Aim
Retype only the lines running from the beginning of the entries below to the line with "const curveSigmaLCEP = [[0, 34.9], [9.16, 46.4], [17.0, 61.0]];", both included. Do not include pictures.

Stored items:
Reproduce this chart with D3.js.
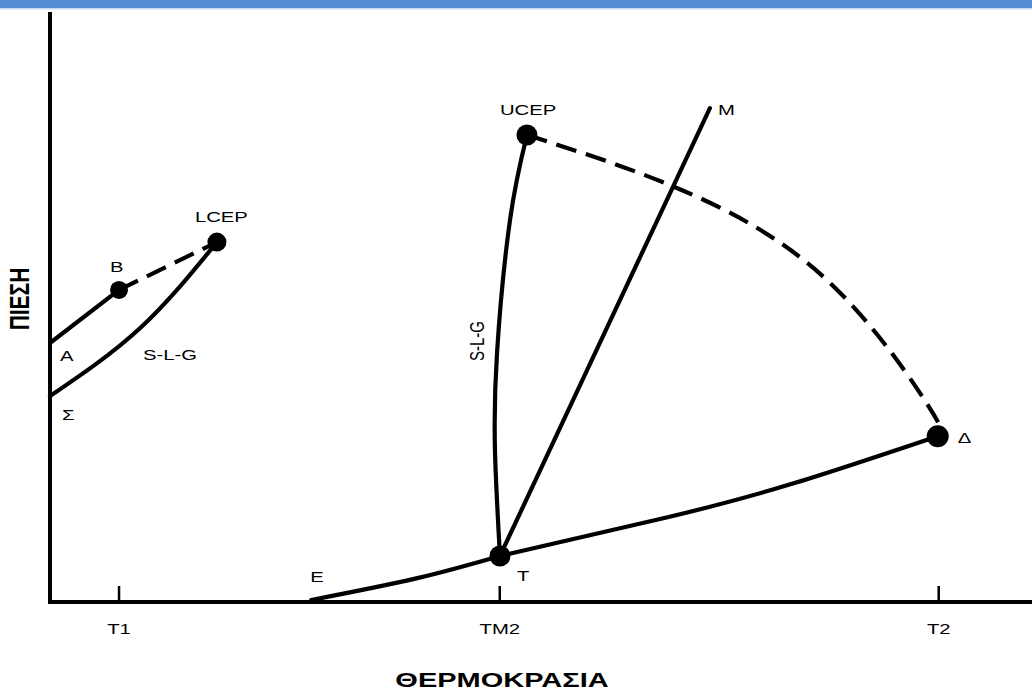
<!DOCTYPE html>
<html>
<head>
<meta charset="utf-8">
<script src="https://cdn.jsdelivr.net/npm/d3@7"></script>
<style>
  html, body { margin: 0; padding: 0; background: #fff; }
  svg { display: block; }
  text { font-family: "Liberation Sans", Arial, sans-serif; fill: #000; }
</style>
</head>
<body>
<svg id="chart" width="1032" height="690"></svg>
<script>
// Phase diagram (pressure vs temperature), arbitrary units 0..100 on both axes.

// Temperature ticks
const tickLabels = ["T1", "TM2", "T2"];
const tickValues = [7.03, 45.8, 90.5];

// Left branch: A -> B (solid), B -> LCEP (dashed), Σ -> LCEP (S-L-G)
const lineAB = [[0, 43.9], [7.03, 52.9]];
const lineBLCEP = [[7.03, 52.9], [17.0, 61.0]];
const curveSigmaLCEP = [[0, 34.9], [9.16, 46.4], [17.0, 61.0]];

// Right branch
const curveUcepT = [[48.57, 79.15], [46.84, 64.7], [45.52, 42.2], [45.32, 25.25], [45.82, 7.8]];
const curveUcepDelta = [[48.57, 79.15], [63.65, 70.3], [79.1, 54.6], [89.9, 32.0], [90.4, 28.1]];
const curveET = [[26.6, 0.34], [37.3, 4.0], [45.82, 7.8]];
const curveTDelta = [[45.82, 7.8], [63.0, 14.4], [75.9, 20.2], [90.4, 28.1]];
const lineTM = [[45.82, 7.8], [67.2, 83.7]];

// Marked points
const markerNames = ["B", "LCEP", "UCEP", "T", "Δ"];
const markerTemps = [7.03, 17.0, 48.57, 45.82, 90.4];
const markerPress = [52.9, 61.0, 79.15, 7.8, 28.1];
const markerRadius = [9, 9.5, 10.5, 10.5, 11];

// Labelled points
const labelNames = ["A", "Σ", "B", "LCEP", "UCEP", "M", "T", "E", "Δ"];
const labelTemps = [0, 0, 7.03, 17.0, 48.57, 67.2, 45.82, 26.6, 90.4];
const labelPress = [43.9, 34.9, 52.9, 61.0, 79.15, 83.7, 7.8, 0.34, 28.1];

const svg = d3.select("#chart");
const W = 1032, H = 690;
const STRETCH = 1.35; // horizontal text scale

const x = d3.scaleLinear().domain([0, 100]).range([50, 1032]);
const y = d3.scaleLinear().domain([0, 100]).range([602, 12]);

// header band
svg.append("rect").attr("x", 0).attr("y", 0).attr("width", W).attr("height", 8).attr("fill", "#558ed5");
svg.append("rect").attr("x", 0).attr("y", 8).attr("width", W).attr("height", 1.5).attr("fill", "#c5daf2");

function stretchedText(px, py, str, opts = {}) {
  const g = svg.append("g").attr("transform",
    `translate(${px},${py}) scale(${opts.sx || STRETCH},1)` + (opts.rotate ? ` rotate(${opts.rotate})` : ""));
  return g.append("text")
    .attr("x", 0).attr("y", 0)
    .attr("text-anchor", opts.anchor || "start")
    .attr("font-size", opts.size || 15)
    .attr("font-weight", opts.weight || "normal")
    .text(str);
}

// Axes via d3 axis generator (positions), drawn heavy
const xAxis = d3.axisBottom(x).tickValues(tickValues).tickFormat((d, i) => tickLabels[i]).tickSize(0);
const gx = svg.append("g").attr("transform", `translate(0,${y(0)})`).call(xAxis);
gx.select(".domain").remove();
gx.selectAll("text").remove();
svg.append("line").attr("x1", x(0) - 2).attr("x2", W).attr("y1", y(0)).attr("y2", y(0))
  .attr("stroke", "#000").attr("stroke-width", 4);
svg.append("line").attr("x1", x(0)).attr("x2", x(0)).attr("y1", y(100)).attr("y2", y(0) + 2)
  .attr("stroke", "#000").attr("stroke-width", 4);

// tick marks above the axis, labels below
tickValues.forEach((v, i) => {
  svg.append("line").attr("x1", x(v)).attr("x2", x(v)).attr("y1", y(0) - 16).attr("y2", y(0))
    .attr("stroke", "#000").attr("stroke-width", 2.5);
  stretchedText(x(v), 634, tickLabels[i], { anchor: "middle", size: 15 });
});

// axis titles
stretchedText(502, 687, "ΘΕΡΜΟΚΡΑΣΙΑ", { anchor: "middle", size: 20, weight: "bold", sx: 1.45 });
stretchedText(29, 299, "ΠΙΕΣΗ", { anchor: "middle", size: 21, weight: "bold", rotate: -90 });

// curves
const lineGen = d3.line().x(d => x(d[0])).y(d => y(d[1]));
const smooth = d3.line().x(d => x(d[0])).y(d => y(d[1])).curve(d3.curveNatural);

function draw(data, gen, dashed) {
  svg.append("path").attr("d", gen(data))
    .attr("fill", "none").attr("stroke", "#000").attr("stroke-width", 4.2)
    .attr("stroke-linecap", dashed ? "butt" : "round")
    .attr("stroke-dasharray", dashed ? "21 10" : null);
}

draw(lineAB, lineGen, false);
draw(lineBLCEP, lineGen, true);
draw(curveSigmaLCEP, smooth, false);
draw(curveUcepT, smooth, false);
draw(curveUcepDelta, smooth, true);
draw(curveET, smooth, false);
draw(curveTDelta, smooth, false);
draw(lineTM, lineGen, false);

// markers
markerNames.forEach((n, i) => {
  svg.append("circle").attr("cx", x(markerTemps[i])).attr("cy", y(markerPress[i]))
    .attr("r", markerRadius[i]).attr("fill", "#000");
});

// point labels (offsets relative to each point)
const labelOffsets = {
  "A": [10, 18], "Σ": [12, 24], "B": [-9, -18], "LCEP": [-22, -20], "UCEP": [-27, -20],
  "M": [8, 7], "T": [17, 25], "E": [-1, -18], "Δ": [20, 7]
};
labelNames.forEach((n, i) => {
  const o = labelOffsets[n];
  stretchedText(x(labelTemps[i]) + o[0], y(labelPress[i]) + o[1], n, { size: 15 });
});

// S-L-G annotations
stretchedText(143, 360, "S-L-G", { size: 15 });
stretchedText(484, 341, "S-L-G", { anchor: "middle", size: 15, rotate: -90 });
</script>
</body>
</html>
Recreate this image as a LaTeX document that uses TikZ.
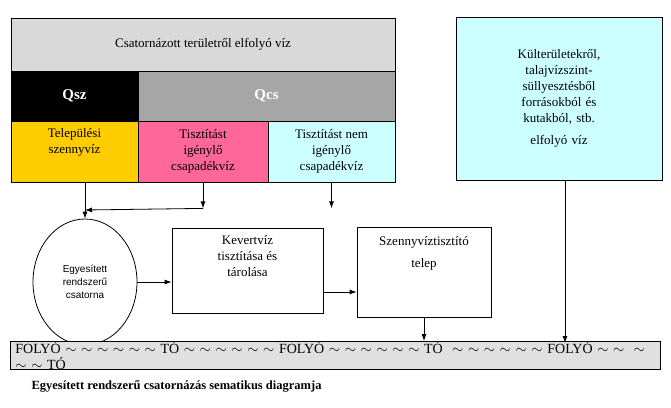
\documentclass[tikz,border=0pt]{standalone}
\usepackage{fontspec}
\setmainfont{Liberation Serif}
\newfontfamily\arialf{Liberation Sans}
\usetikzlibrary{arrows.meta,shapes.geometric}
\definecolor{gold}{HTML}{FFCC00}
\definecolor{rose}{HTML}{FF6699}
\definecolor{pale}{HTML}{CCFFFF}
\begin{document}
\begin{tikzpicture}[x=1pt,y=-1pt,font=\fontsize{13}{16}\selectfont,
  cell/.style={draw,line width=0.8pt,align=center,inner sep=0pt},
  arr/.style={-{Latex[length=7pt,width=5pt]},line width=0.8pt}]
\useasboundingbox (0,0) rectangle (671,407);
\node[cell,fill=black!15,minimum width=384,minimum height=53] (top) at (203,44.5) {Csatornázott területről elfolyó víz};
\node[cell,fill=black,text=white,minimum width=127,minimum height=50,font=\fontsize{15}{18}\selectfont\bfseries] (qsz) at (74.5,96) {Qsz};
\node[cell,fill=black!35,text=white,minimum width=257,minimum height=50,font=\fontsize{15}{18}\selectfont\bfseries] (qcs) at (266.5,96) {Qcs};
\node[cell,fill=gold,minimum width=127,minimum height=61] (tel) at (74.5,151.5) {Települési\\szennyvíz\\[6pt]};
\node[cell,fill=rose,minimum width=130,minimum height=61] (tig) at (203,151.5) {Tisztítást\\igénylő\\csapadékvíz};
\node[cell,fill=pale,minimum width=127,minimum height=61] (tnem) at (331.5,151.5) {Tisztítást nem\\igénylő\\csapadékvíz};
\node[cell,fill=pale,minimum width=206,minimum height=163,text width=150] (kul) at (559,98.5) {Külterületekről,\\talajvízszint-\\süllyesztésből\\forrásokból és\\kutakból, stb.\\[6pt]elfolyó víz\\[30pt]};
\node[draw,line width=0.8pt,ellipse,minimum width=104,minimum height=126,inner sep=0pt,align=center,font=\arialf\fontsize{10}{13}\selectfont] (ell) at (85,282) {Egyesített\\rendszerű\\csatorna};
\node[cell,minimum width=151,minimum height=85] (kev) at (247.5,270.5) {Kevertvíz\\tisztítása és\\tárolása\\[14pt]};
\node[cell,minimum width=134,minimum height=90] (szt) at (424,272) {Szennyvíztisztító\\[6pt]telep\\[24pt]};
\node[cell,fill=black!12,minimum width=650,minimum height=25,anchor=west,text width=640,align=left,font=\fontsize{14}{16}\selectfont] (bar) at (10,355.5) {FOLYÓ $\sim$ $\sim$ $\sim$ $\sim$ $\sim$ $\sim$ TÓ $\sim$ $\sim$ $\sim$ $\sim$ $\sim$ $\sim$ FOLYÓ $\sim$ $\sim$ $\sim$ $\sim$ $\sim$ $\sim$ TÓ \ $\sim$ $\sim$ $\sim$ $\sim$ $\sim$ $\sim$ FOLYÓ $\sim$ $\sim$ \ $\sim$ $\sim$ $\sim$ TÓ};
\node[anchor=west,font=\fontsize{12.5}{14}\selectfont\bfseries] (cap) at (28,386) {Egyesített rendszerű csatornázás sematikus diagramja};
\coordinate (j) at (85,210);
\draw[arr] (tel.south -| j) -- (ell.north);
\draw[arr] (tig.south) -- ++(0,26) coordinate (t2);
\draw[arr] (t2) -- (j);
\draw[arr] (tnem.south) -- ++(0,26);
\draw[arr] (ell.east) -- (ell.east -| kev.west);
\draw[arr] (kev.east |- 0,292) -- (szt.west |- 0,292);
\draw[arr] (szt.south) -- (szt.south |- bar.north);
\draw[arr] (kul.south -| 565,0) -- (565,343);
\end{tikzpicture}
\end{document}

Solution for this exercise
Reproduce this chart with D3.js.
<!DOCTYPE html>
<html>
<head>
<meta charset="utf-8">
<script src="https://cdn.jsdelivr.net/npm/d3@7"></script>
<style>
  html, body { margin: 0; padding: 0; background: #fff; }
  svg { display: block; }
  text { font-family: "Liberation Sans", Arial, sans-serif; fill: #000; }
</style>
</head>
<body>
<svg id="chart" width="1032" height="690"></svg>
<script>
// Phase diagram (pressure vs temperature), arbitrary units 0..100 on both axes.

// Temperature ticks
const tickLabels = ["T1", "TM2", "T2"];
const tickValues = [7.03, 45.8, 90.5];

// Left branch: A -> B (solid), B -> LCEP (dashed), Σ -> LCEP (S-L-G)
const lineAB = [[0, 43.9], [7.03, 52.9]];
const lineBLCEP = [[7.03, 52.9], [17.0, 61.0]];
const curveSigmaLCEP = [[0, 34.9], [9.16, 46.4], [17.0, 61.0]];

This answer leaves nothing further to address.